Pipeline technology heals hard-to-reach aneurysms
Kristine Meyer is cherishing every moment after doctors eliminated a small aneurysm behind her eye and nose.
Kristine Meyer listens with pride as her 9-year-old son plays “This Little Light of Mine” on a small piano.
There was a time when she wasn’t sure she’d be around to hear him play, or to sit and color with her 6-year-old daughter.
But now she cherishes every moment.
More than a year ago, at 42, the commercial real estate broker was diagnosed with a small, hard-to-reach brain aneurysm, which she feared would burst while driving with her two children in the car.
She felt numbness in her arm, dizziness and was often off balance.
“My equilibrium was off. It wasn’t the norm for me. I was just not feeling right,” Meyer said. “I felt like something was wrong.”
A CT scan revealed a cerebral aneurysm that was small and in a difficult location behind her eye and nose.
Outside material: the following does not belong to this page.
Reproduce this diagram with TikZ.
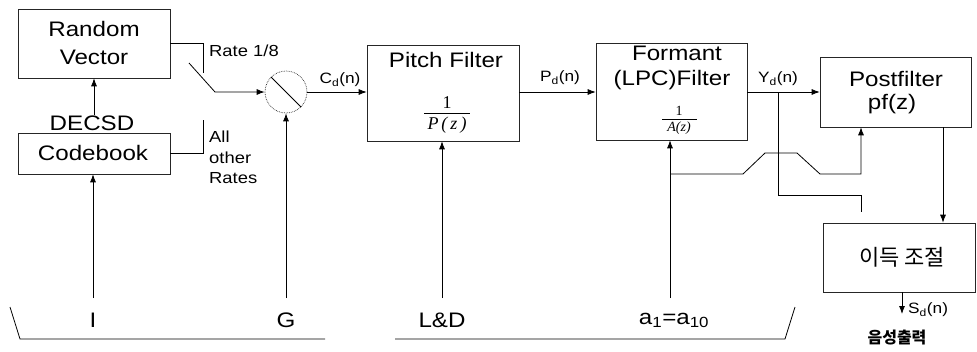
\documentclass[tikz,border=0pt]{standalone}
\usepackage{fontspec}
\setmainfont[FakeStretch=1.15]{Liberation Sans}
\newfontfamily\kr{Noto Sans CJK KR}
\newfontfamily\fracfont{Liberation Serif}
\usetikzlibrary{arrows.meta}
\begin{document}
\begin{tikzpicture}[x=1pt,y=-1pt,
  box/.style={draw=black!85, line width=0.6pt, rectangle, inner sep=0pt},
  big/.style={font=\fontsize{21}{28}\selectfont, inner sep=0pt, align=center},
  mid/.style={font=\fontsize{16}{20.5}\selectfont, inner sep=0pt, align=left},
  sml/.style={font=\fontsize{15}{18}\selectfont, inner sep=0pt},
  fr/.style={font=\fracfont\fontsize{18}{20}\selectfont, inner sep=0pt},
  frs/.style={font=\fracfont\fontsize{14}{16}\selectfont, inner sep=0pt},
  wire/.style={line width=0.8pt},
  arr/.style={wire, -{Latex[length=8pt,width=6pt]}},
]
\useasboundingbox (0,0) rectangle (977,351);

% boxes
\node[box, minimum width=152, minimum height=69] (rv) at (94,43.5) {};
\node[box, minimum width=152, minimum height=41] (cb) at (94,153.5) {};
\node[box, minimum width=152, minimum height=96] (pf) at (443,93) {};
\node[box, minimum width=151, minimum height=97] (ff) at (671.5,91.5) {};
\node[box, minimum width=151, minimum height=70] (post) at (895.5,92) {};
\node[box, minimum width=152, minimum height=69] (gain) at (899,257.5) {};
\node[circle, draw=black!85, densely dotted, line width=0.7pt, minimum size=42, inner sep=0pt] (sum) at (286,92) {};
\draw[wire] (sum.north west) -- (sum.south east);

% box texts
\node[big] (rvt) at (94,43) {Random\\Vector};
\node[big] (cbt) at (93,153) {Codebook};
\node[big] (decsd) at (92,123) {DECSD};
\node[big] (pft) at (446,60) {Pitch Filter};
\node[fr] (pfnum) at (447,103) {1};
\node[fr] (pfden) at (447,125) {\itshape P\,(\,z\,)};
\draw[line width=0.8pt] (424,113) -- (470,113);
\node[big] (fft1) at (677,53) {Formant};
\node[big] (fft2) at (672,80) {(LPC)Filter};
\node[frs] (ffnum) at (679,111) {1};
\node[frs] (ffden) at (679,128) {\itshape A(z)};
\draw[line width=0.8pt] (662,119) -- (697,119);
\node[big] (postt) at (896,79) {Postfilter};
\node[big] (postt2) at (892,104) {pf(z)};
\node[font=\kr\fontsize{22}{26}\selectfont, inner sep=0pt] (gaint) at (902,257) {이득 조절};

% switch labels
\node[mid, anchor=west] (rate) at (209,51) {Rate 1/8};
\node[mid, anchor=north west] (other) at (209,131) {All\\other\\Rates};

% signal labels
\node[sml] (cdl) at (340,80) {C\textsubscript{d}(n)};
\node[sml] (pdl) at (560,78) {P\textsubscript{d}(n)};
\node[sml] (ydl) at (778,79) {Y\textsubscript{d}(n)};
\node[sml, anchor=west] (sdl) at (908,310) {S\textsubscript{d}(n)};
\node[font=\kr\bfseries\fontsize{16}{18}\selectfont, inner sep=0pt] (out) at (897,338) {음성출력};

% inputs
\node[big] (in1) at (93,320) {I};
\node[big] (in2) at (286,320) {G};
\node[big] (in3) at (442,320) {L\&D};
\node[big] (in4) at (674,320) {a\textsubscript{1}=a\textsubscript{10}};
\coordinate (i1) at (93,298);
\coordinate (i2) at (286,298);
\coordinate (i3) at (442,298);
\coordinate (i4) at (670,298);

\draw[arr] (i1) -- (cb.south -| i1);
\draw[arr] (i2) -- (sum.south);
\draw[arr] (i3) -- (pf.south -| i3);
\draw[arr] (i4) -- (ff.south -| i4);
\draw[arr] (decsd.north -| rv.south) -- (rv.south);

% switch
\coordinate (sw1) at (203,73);
\coordinate (sw2) at (203,120);
\coordinate (blade) at (189,63);
\coordinate (bladeend) at (215,92);
\draw[wire] (rv.east) -- (rv.east -| sw1) -- (sw1);
\draw[wire] (cb.east) -- (cb.east -| sw2) -- (sw2);
\draw[arr] (blade) -- (bladeend) -- (sum.west);

% main chain
\draw[arr] (sum.east) -- (sum.east -| pf.west);
\draw[arr] (pf.east |- 0,92) -- (ff.west |- 0,92);
\draw[arr] (ff.east |- post.west) -- (post.west);

% Y branch
\coordinate (yb) at (778,92);
\coordinate (ye) at (861,212);
\draw[wire] (yb) -- (778,195) -- (861,195) -- (ye);

% a1 branch with hop
\draw[arr] (670,174) -- (743,174) -- (765,153) -- (797,153) -- (820,174) -- (861,174) -- (post.south -| 861,0);

% postfilter -> gain
\draw[arr] (post.south -| 943,0) -- (gain.north -| 943,0);
\coordinate (so) at (902,314);
\draw[arr] (gain.south -| so) -- (so);

% bottom bracket
\draw[wire] (10,307) -- (20,339) -- (325,339);
\draw[wire] (395,339) -- (785,339) -- (795,307);
\end{tikzpicture}
\end{document}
That made minimally invasive surgery a poor option. (Doctors sometimes use coils inside the aneurysm or clip the aneurysm with a tiny metal clip by surgically opening the skull.)
Luckily, she became the last patient to enroll in an international study led by Baptist Health neurosurgeons to treat small and medium-sized brain aneurysms.
In a November 2015 surgery, Ricardo Hanel, MD, PhD, neurovascular surgeon and director of the Baptist Neurological Institute at Baptist Medical Center Jacksonville, inserted a braided cylindrical mesh called a flow diverter through a vein in Meyer’s groin. Then he threaded the device through her body and up to her brain, to slow the flow of blood into the aneurysm and allow the diseased vessel to heal.
Meyer was home the next day and was back to work in two weeks.
Dr. Hanel, along with Eric Sauvageau, MD, neurovascular surgeon and director of the Baptist Stroke & Cerebrovascular Center, were co-authors and co-investigators of the study. Dr. Hanel presented their findings at the International Stroke Conference in Houston in February 2017.
Twenty-two sites in the United States and one in Canada participated in the study, which included 141 patients. Baptist Medical Center Jacksonville had 21 participants, the highest number enrolled, including Meyer.
The doctors found that a cylindrical “pipeline” used for treating large brain aneurysms is just as effective on smaller and sometimes harder to reach ones.
The Pipeline is currently approved by the U.S. Food and Drug Administration for adults with aneurysms greater than 12 mm.
The study found that a high rate of aneurysms were completely healed at the one-year follow up, with no cases of recurrence. These results were submitted to the FDA for review.
“This study shows the benefit of this breakthrough technology for smaller aneurysms and that patients can do well with these treatments,” Dr. Hanel said.
In her own follow-up visit, in October 2016, Dr. Hanel told Meyer that her aneurysm was gone after shrinking over time since the procedure.
“That was the best Thanksgiving gift I could have received,” Meyer said. “Not living with that constant fear and worry is an amazing thing.”
She’s now enjoying time with her husband, two children, family and friends.
“Nothing is holding us back,” she said. “We have fun camping and riding the jet skis and just being a normal busy family. We are appreciating every single blessing that has come our way and we are truly enjoying life more than ever now.”